Since October, the state has received roughly 150 percent of its average precipitation this time of year — an excess that could prove important in the following months. A La Niña weather pattern, which typically brings drier conditions, is expected.

Image: U.S. Drought Monitor
On the Radar
Since 2006, the Amazon’s largest soy companies have operated in accordance with the so-called “soy moratorium” — an agreement with the Brazilian government not to buy crops grown on deforested land. The moratorium was effective, with deforestation in the world’s largest rainforest falling by 69 percent between 2009 and 2022 in monitored municipalities, according to Greenpeace Brazil.

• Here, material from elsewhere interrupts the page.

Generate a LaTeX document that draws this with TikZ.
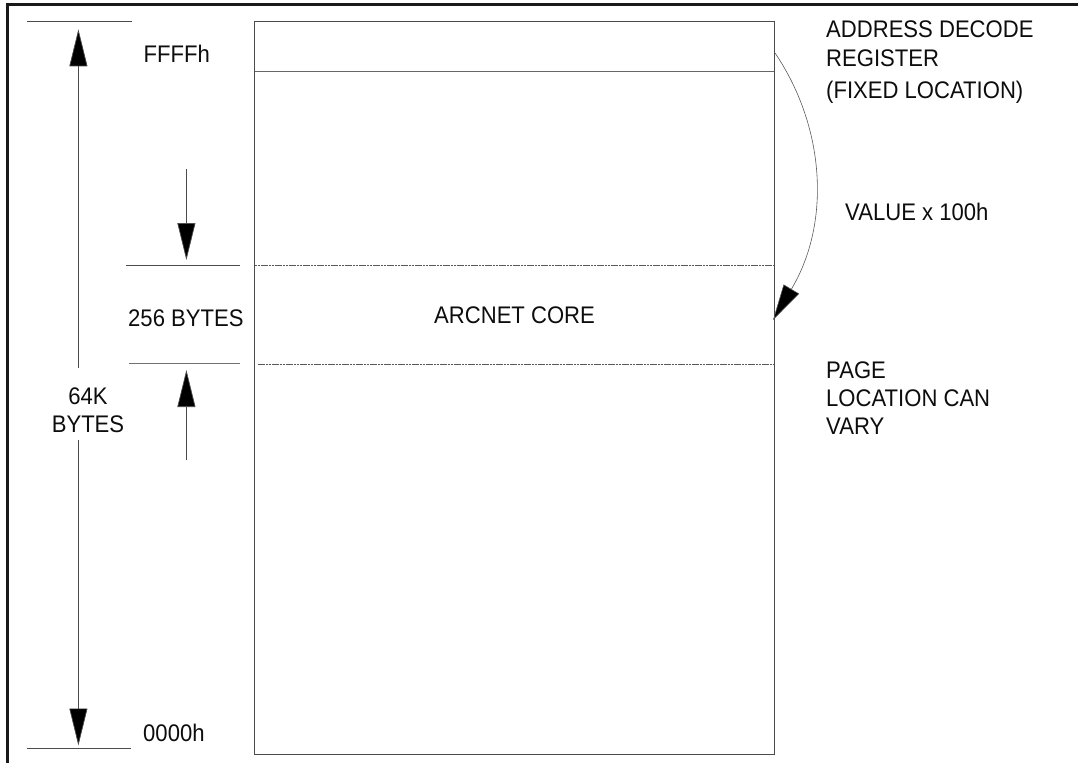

This week, the Brazilian Association of Vegetable Oil Industries, the body representing the world’s largest soy traders, announced the agreement would end. Environmentalists, scientists, and local communities have expressed concerns that the move could trigger an increase in forest loss, which is known to subsequently degrade the health of rivers and alter the biome’s water table by making drought more likely.
Wetland Watch
Kigali Wetlands: The 40 inches of rain that fall each year on Kigali — the capital of Rwanda and home to 1.7 million people — is increasingly arriving in concentrated bursts as weather patterns shift. Flooding has been a significant issue, with pollutants spreading into waterways and property suffering millions of dollars in damages annually. To mitigate these unwanted effects, the capital has invested significantly in nature-based solutions: restoring roughly 18,000 acres of formerly degraded wetlands by 2050, Yale Environment 360 reports.
One of the major challenges to the effort is the sacrifice of farmland. Kigali is one of Africa’s fastest-growing capitals, and more than 14,000 farming households could lose access to agricultural land as a result of these restoration projects. “How do you allow people to use these areas while also retaining the environmental integrity?” Alan Dixon, a professor of sustainable development at the University of Worcester, told the outlet.